(What is expected) Do not include the pictures; repeat the rest of the data exactly.

--- BEGIN Material provided ---

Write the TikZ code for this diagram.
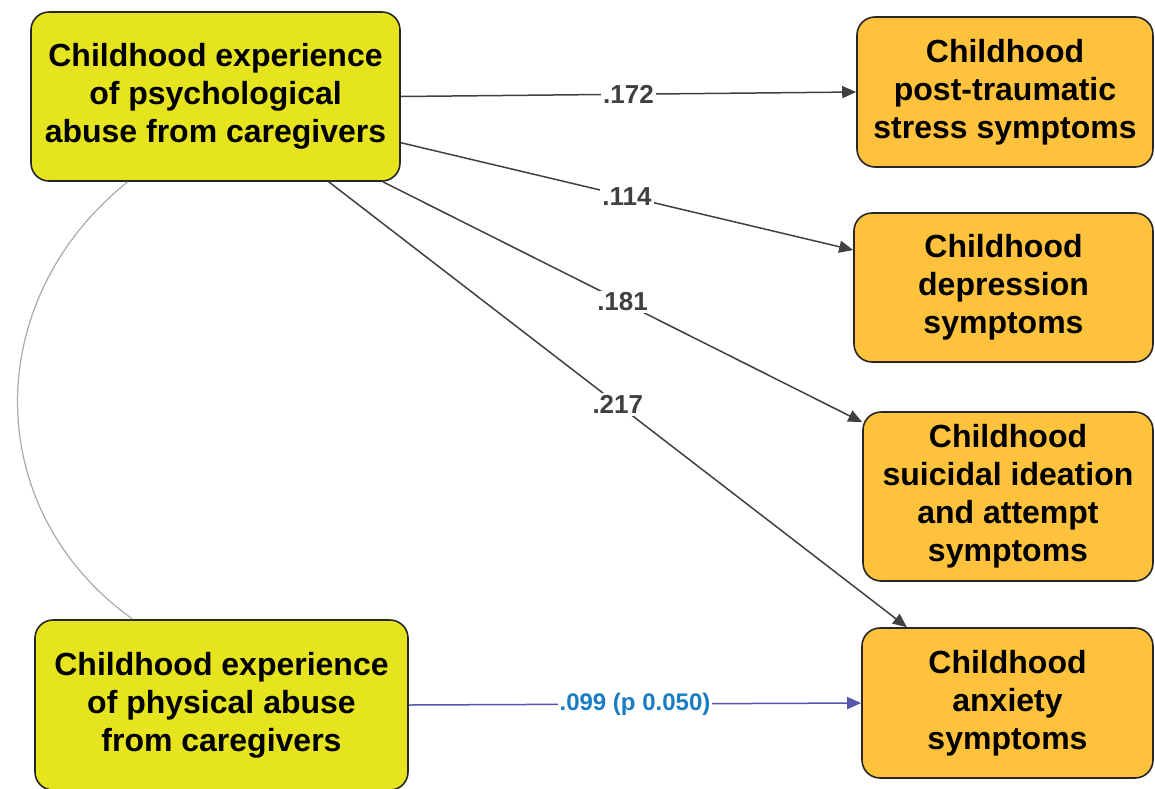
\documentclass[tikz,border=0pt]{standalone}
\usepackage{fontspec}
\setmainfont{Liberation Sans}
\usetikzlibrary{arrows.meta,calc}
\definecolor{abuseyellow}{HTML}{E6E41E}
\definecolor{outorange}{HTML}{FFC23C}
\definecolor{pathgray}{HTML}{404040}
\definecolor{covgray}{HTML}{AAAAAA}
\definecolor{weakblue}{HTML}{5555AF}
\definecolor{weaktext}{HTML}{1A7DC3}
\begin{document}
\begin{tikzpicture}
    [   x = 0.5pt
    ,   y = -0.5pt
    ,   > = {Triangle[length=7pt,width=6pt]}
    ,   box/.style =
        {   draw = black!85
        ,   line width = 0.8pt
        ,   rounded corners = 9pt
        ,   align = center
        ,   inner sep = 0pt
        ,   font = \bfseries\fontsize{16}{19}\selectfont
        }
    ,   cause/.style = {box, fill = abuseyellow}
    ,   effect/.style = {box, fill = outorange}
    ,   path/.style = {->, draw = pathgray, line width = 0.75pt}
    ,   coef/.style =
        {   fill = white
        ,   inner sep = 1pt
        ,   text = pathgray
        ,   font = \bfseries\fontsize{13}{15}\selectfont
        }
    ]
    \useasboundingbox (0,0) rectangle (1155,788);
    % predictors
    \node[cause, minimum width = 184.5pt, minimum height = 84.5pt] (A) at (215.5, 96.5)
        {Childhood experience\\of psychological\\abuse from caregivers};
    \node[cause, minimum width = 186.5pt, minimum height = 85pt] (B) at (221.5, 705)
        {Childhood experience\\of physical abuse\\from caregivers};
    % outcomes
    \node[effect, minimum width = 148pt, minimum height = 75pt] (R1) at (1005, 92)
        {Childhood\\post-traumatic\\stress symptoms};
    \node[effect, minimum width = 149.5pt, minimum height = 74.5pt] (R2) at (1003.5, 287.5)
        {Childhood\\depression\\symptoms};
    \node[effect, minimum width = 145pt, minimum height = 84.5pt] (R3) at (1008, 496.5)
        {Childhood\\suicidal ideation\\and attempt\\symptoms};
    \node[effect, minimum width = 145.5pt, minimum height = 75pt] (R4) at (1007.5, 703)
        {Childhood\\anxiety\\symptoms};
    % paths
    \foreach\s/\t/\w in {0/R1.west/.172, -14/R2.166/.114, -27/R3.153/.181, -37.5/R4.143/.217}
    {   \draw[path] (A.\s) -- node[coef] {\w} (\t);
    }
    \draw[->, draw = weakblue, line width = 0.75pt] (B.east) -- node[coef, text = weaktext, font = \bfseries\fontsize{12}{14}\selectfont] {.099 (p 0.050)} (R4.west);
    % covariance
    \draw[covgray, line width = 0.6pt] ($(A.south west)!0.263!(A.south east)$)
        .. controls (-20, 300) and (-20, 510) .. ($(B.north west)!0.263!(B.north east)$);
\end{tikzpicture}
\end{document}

--- END Material provided ---

(Solved problem)
Write the TikZ code for this diagram.
\documentclass[tikz,border=0pt]{standalone}
\usepackage{fontspec}
\setmainfont{Liberation Sans}
\usetikzlibrary{arrows.meta,calc}
\definecolor{abuseyellow}{HTML}{E6E41E}
\definecolor{outorange}{HTML}{FFC23C}
\definecolor{pathgray}{HTML}{404040}
\definecolor{covgray}{HTML}{AAAAAA}
\definecolor{weakblue}{HTML}{5555AF}
\definecolor{weaktext}{HTML}{1A7DC3}
\begin{document}
\begin{tikzpicture}
    [   x = 0.5pt
    ,   y = -0.5pt
    ,   > = {Triangle[length=7pt,width=6pt]}
    ,   box/.style =
        {   draw = black!85
        ,   line width = 0.8pt
        ,   rounded corners = 9pt
        ,   align = center
        ,   inner sep = 0pt
        ,   font = \bfseries\fontsize{16}{19}\selectfont
        }
    ,   cause/.style = {box, fill = abuseyellow}
    ,   effect/.style = {box, fill = outorange}
    ,   path/.style = {->, draw = pathgray, line width = 0.75pt}
    ,   coef/.style =
        {   fill = white
        ,   inner sep = 1pt
        ,   text = pathgray
        ,   font = \bfseries\fontsize{13}{15}\selectfont
        }
    ]
    \useasboundingbox (0,0) rectangle (1155,788);
    % predictors
    \node[cause, minimum width = 184.5pt, minimum height = 84.5pt] (A) at (215.5, 96.5)
        {Childhood experience\\of psychological\\abuse from caregivers};
    \node[cause, minimum width = 186.5pt, minimum height = 85pt] (B) at (221.5, 705)
        {Childhood experience\\of physical abuse\\from caregivers};
    % outcomes
    \node[effect, minimum width = 148pt, minimum height = 75pt] (R1) at (1005, 92)
        {Childhood\\post-traumatic\\stress symptoms};
    \node[effect, minimum width = 149.5pt, minimum height = 74.5pt] (R2) at (1003.5, 287.5)
        {Childhood\\depression\\symptoms};
    \node[effect, minimum width = 145pt, minimum height = 84.5pt] (R3) at (1008, 496.5)
        {Childhood\\suicidal ideation\\and attempt\\symptoms};
    \node[effect, minimum width = 145.5pt, minimum height = 75pt] (R4) at (1007.5, 703)
        {Childhood\\anxiety\\symptoms};
    % paths
    \foreach\s/\t/\w in {0/R1.west/.172, -14/R2.166/.114, -27/R3.153/.181, -37.5/R4.143/.217}
    {   \draw[path] (A.\s) -- node[coef] {\w} (\t);
    }
    \draw[->, draw = weakblue, line width = 0.75pt] (B.east) -- node[coef, text = weaktext, font = \bfseries\fontsize{12}{14}\selectfont] {.099 (p 0.050)} (R4.west);
    % covariance
    \draw[covgray, line width = 0.6pt] ($(A.south west)!0.263!(A.south east)$)
        .. controls (-20, 300) and (-20, 510) .. ($(B.north west)!0.263!(B.north east)$);
\end{tikzpicture}
\end{document}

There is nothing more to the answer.